この取り組みはGleanの顧客企業にも推奨されており、「AIは基盤技術であるだけに、人々が気軽に試せる環境づくりや教育が不可欠」という考えが広がっています。
5. 今後の展望:仕事と知識の未来像
Jain氏は、「5~10年後には、いま私たちが行っている業務の大半がAIエージェントに代替される」と予想しつつ、「仕事が消えるわけではなく、よりクリエイティブな面に人々がリソースを割ける時代が来る」と強調します。膨大な情報へのアクセスや資料作成の自動化、データ整理などはAIが担い、人間は戦略立案や洞察力を要するタスクに注力できるようになる、というわけです。
Gleanとしては「横断的なデータ統合と検索」から始まり、「企業内向けのジェネレーティブAIアシスタント」へと進化し、さらに「ノーコードで作成できるエージェントプラットフォーム」として企業のビジネスプロセスそのものを変革していくことを目指しています。
「私たちは、大規模言語モデルそのものを開発するわけではありません。そこはクラウド事業者や研究機関が追求していく。Gleanは、お客様のエンタープライズデータとAIを橋渡しするプラットフォームとして、誰もが業務にAIを組み込む時代を切り開いていきたいのです」とJain氏は述べ、競争が激化する中でも柔軟なコラボレーションを続ける姿勢を示しています。
Googleでの検索技術開発やRubrikでのデータセキュリティ事業経験を経たArvind Jain氏のGleanは、一見ニッチに思われがちな「企業内検索」にTransformerのような先端技術をいち早く応用し、社内のナレッジやドキュメント管理に関する課題を抜本的に解決しようとしています。ChatGPTをきっかけにエンタープライズAIへの注目度が急上昇したことで、Gleanの取り組みは「まさに今求められているもの」として大きく脚光を浴びています。

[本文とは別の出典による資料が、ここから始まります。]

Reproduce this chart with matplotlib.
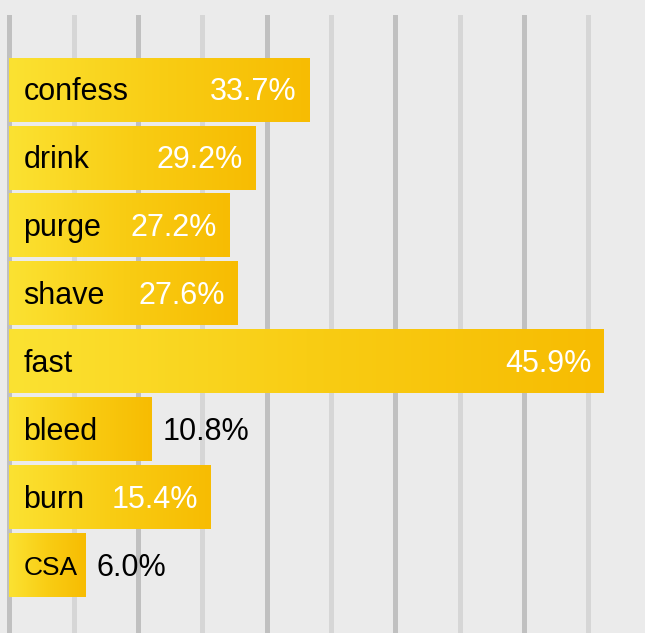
import numpy as np
import matplotlib.pyplot as plt
from matplotlib.colors import LinearSegmentedColormap

categories = ["confess", "drink", "purge", "shave", "fast", "bleed", "burn", "CSA"]
bar_values = [46.7, 38.3, 34.3, 35.5, 92.5, 22.2, 31.3, 11.9]
pct_labels = ["33.7%", "29.2%", "27.2%", "27.6%", "45.9%", "10.8%", "15.4%", "6.0%"]

plt.rcParams["font.family"] = ["Liberation Sans", "DejaVu Sans"]

BG = "#ebebeb"
grad = LinearSegmentedColormap.from_list("gold", ["#fbe232", "#f9cd14", "#f7bc02"])

W, H, DPI = 645, 633, 100
fig = plt.figure(figsize=(W / DPI, H / DPI), dpi=DPI, facecolor=BG)
ax = fig.add_axes([0, 0, 1, (H - 15) / H])
ax.set_facecolor(BG)

px_per_unit = 6.43
x0 = -9.5 / px_per_unit
ax.set_xlim(x0, x0 + W / px_per_unit)
ax.set_ylim(len(categories) - 1 + 1.0, -1.1)

# alternating dark / light vertical gridlines
for i, gx in enumerate(np.arange(0, 100, 10)):
    ax.axvline(gx, color="#c0c0c0" if i % 2 == 0 else "#d6d6d6", lw=3.6, zorder=0)

bars = ax.barh(range(len(categories)), bar_values, height=0.94, color="none", zorder=1)
gradient = np.linspace(0, 1, 256).reshape(1, -1)
for b in bars:
    x, y, w, h = b.get_x(), b.get_y(), b.get_width(), b.get_height()
    ax.imshow(gradient, cmap=grad, aspect="auto", extent=(x, x + w, y + h, y),
              zorder=2, interpolation="bicubic")

fig.canvas.draw()
r = fig.canvas.get_renderer()
to_data = ax.transData.inverted()

dy = 0.04
for i, (cat, val, lab) in enumerate(zip(categories, bar_values, pct_labels)):
    size = 22
    t = ax.text(14 / px_per_unit, i + dy, cat, va="center", ha="left", fontsize=size,
                color="black", zorder=3)
    bb = t.get_window_extent(r)
    # shrink label if it doesn't leave room in short bars
    if bb.x1 > ax.transData.transform((val, 0))[0] - 8:
        t.set_fontsize(19)
        bb = t.get_window_extent(r)
    lab_end = to_data.transform((bb.x1, 0))[0]
    probe = ax.text(0, i, lab, fontsize=size)
    lw = probe.get_window_extent(r).width / px_per_unit
    probe.remove()
    if lab_end + 2 + lw + 14 / px_per_unit <= val:
        ax.text(val - 13 / px_per_unit, i + dy, lab, va="center", ha="right",
                fontsize=size, color="white", zorder=3)
    else:
        ax.text(val + 10 / px_per_unit, i + dy, lab, va="center", ha="left",
                fontsize=size, color="black", zorder=3)

ax.axis("off")
fig.savefig("out.png", dpi=DPI, facecolor=BG)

とはいえ検索や情報アクセス、権限管理の徹底といった基盤は簡単には真似できない強みであり、今後はより高度な自動化やエージェント化が進むことで、社内外のコラボレーションがさらに加速するでしょう。Gleanの躍進は「エンタープライズAI」という新たな市場の変革の象徴であり、企業がAIを組織全体に浸透させる一つの模範的アプローチといえます。今後どのようにビジネスプロセスが変わり、人々の働き方が進化するのか、その動向から目が離せません。